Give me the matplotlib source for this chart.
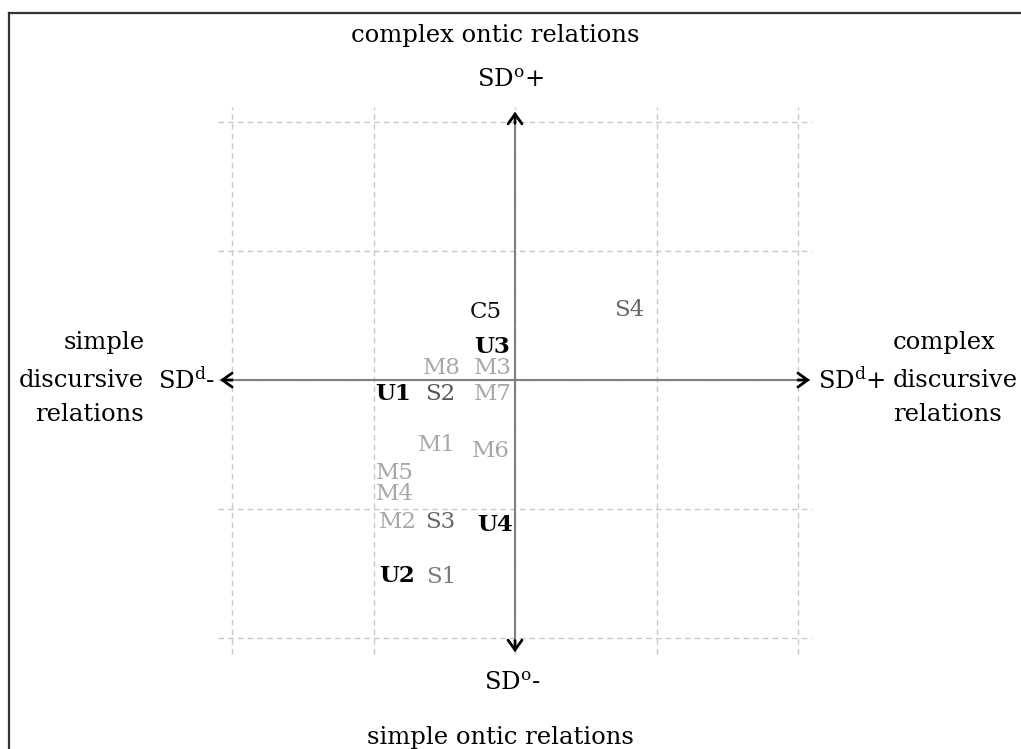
import matplotlib
matplotlib.use("Agg")
import matplotlib.pyplot as plt
from matplotlib.lines import Line2D

plt.rcParams['font.family'] = ['DejaVu Serif']
plt.rcParams['mathtext.fontset'] = 'dejavuserif'

# position of each case in the semantic plane (SDd on x, SDo on y)
labels = ['C5', 'U3', 'M8', 'M3', 'U1', 'S2', 'M7', 'M1', 'M6',
          'M5', 'M4', 'M2', 'S3', 'U4', 'U2', 'S1', 'S4']
x_vals = [-0.21, -0.16, -0.52, -0.16, -0.86, -0.53, -0.16, -0.55, -0.17,
          -0.85, -0.85, -0.83, -0.53, -0.14, -0.83, -0.52, 0.81]
y_vals = [0.53, 0.26, 0.09, 0.09, -0.11, -0.11, -0.11, -0.50, -0.55,
          -0.72, -0.88, -1.10, -1.10, -1.12, -1.52, -1.53, 0.54]
colors = ['#111111', '#000000', '#a8a8a8', '#a8a8a8', '#000000', '#555555',
          '#a8a8a8', '#a8a8a8', '#a8a8a8', '#a8a8a8', '#a8a8a8', '#a8a8a8',
          '#666666', '#000000', '#000000', '#7a7a7a', '#666666']
bold = ['U1', 'U2', 'U3', 'U4']

grid_pos = [-2, -1, 0, 1, 2]

fig = plt.figure(figsize=(10.21, 7.49), dpi=100)
ax = fig.add_axes([0, 0, 1, 1])
ax.set_xlim(-3.64, 3.576)
ax.set_ylim(-2.86, 2.946)
ax.axis('off')

# frame (only top and left edge visible in the crop)
fig.add_artist(Line2D([9 / 1021, 9 / 1021], [0, 1 - 13 / 749], color='#333333', lw=1.6))
fig.add_artist(Line2D([9 / 1021, 1], [1 - 13 / 749, 1 - 13 / 749], color='#333333', lw=1.6))

for g in grid_pos:
    ax.plot([-2.1, 2.1], [g, g], color='#c8c8c8', lw=1, ls=(0, (4, 3)), zorder=1)
    ax.plot([g, g], [-2.12, 2.12], color='#c8c8c8', lw=1, ls=(0, (4, 3)), zorder=1)

# axes
ax.plot([-2.08, 2.08], [0, 0], color='#808080', lw=1.5, zorder=2)
ax.plot([0, 0], [-2.1, 2.07], color='#808080', lw=1.5, zorder=2)
tips = [((2.085, 0), (2.0, 0)), ((-2.085, 0), (-2.0, 0)),
        ((0, 2.08), (0, 1.99)), ((0, -2.11), (0, -2.02))]
for tip, tail in tips:
    ax.annotate('', xy=tip, xytext=tail,
                arrowprops=dict(arrowstyle='->,head_length=0.7,head_width=0.5',
                                color='black', lw=2, shrinkA=0, shrinkB=0),
                zorder=3)

fs = 16.5
ft = 17.5
for lab, x, y, c in zip(labels, x_vals, y_vals, colors):
    ax.text(x, y, lab, color=c, fontsize=fs, ha='center', va='center',
            fontweight='bold' if lab in bold else 'normal', zorder=4)

# axis titles
ax.text(-0.14, 2.67, 'complex ontic relations', fontsize=ft, ha='center', va='center')
ax.text(-0.03, 2.32, r'SD$^{\mathrm{o}}$+', fontsize=ft, ha='center', va='center')
ax.text(-0.02, -2.35, r'SD$^{\mathrm{o}}$-', fontsize=ft, ha='center', va='center')
ax.text(-0.10, -2.77, 'simple ontic relations', fontsize=ft, ha='center', va='center')

ax.text(-2.12, 0, r'SD$^{\mathrm{d}}$-', fontsize=ft, ha='right', va='center')
ax.text(-2.62, 0.29, 'simple', fontsize=ft, ha='right', va='center')
ax.text(-2.62, 0, 'discursive', fontsize=ft, ha='right', va='center')
ax.text(-2.62, -0.27, 'relations', fontsize=ft, ha='right', va='center')

ax.text(2.14, 0, r'SD$^{\mathrm{d}}$+', fontsize=ft, ha='left', va='center')
ax.text(2.67, 0.29, 'complex', fontsize=ft, ha='left', va='center')
ax.text(2.67, 0, 'discursive', fontsize=ft, ha='left', va='center')
ax.text(2.67, -0.27, 'relations', fontsize=ft, ha='left', va='center')

fig.savefig('out.png', dpi=100)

Request =>
Return the whole listing, word for word, and leave out every picture.

The response =>
Give me the matplotlib source for this chart.
import matplotlib
matplotlib.use("Agg")
import matplotlib.pyplot as plt
from matplotlib.lines import Line2D

plt.rcParams['font.family'] = ['DejaVu Serif']
plt.rcParams['mathtext.fontset'] = 'dejavuserif'

# position of each case in the semantic plane (SDd on x, SDo on y)
labels = ['C5', 'U3', 'M8', 'M3', 'U1', 'S2', 'M7', 'M1', 'M6',
          'M5', 'M4', 'M2', 'S3', 'U4', 'U2', 'S1', 'S4']
x_vals = [-0.21, -0.16, -0.52, -0.16, -0.86, -0.53, -0.16, -0.55, -0.17,
          -0.85, -0.85, -0.83, -0.53, -0.14, -0.83, -0.52, 0.81]
y_vals = [0.53, 0.26, 0.09, 0.09, -0.11, -0.11, -0.11, -0.50, -0.55,
          -0.72, -0.88, -1.10, -1.10, -1.12, -1.52, -1.53, 0.54]
colors = ['#111111', '#000000', '#a8a8a8', '#a8a8a8', '#000000', '#555555',
          '#a8a8a8', '#a8a8a8', '#a8a8a8', '#a8a8a8', '#a8a8a8', '#a8a8a8',
          '#666666', '#000000', '#000000', '#7a7a7a', '#666666']
bold = ['U1', 'U2', 'U3', 'U4']

grid_pos = [-2, -1, 0, 1, 2]

fig = plt.figure(figsize=(10.21, 7.49), dpi=100)
ax = fig.add_axes([0, 0, 1, 1])
ax.set_xlim(-3.64, 3.576)
ax.set_ylim(-2.86, 2.946)
ax.axis('off')

# frame (only top and left edge visible in the crop)
fig.add_artist(Line2D([9 / 1021, 9 / 1021], [0, 1 - 13 / 749], color='#333333', lw=1.6))
fig.add_artist(Line2D([9 / 1021, 1], [1 - 13 / 749, 1 - 13 / 749], color='#333333', lw=1.6))

for g in grid_pos:
    ax.plot([-2.1, 2.1], [g, g], color='#c8c8c8', lw=1, ls=(0, (4, 3)), zorder=1)
    ax.plot([g, g], [-2.12, 2.12], color='#c8c8c8', lw=1, ls=(0, (4, 3)), zorder=1)

# axes
ax.plot([-2.08, 2.08], [0, 0], color='#808080', lw=1.5, zorder=2)
ax.plot([0, 0], [-2.1, 2.07], color='#808080', lw=1.5, zorder=2)
tips = [((2.085, 0), (2.0, 0)), ((-2.085, 0), (-2.0, 0)),
        ((0, 2.08), (0, 1.99)), ((0, -2.11), (0, -2.02))]
for tip, tail in tips:
    ax.annotate('', xy=tip, xytext=tail,
                arrowprops=dict(arrowstyle='->,head_length=0.7,head_width=0.5',
                                color='black', lw=2, shrinkA=0, shrinkB=0),
                zorder=3)

fs = 16.5
ft = 17.5
for lab, x, y, c in zip(labels, x_vals, y_vals, colors):
    ax.text(x, y, lab, color=c, fontsize=fs, ha='center', va='center',
            fontweight='bold' if lab in bold else 'normal', zorder=4)

# axis titles
ax.text(-0.14, 2.67, 'complex ontic relations', fontsize=ft, ha='center', va='center')
ax.text(-0.03, 2.32, r'SD$^{\mathrm{o}}$+', fontsize=ft, ha='center', va='center')
ax.text(-0.02, -2.35, r'SD$^{\mathrm{o}}$-', fontsize=ft, ha='center', va='center')
ax.text(-0.10, -2.77, 'simple ontic relations', fontsize=ft, ha='center', va='center')

ax.text(-2.12, 0, r'SD$^{\mathrm{d}}$-', fontsize=ft, ha='right', va='center')
ax.text(-2.62, 0.29, 'simple', fontsize=ft, ha='right', va='center')
ax.text(-2.62, 0, 'discursive', fontsize=ft, ha='right', va='center')
ax.text(-2.62, -0.27, 'relations', fontsize=ft, ha='right', va='center')

ax.text(2.14, 0, r'SD$^{\mathrm{d}}$+', fontsize=ft, ha='left', va='center')
ax.text(2.67, 0.29, 'complex', fontsize=ft, ha='left', va='center')
ax.text(2.67, 0, 'discursive', fontsize=ft, ha='left', va='center')
ax.text(2.67, -0.27, 'relations', fontsize=ft, ha='left', va='center')

fig.savefig('out.png', dpi=100)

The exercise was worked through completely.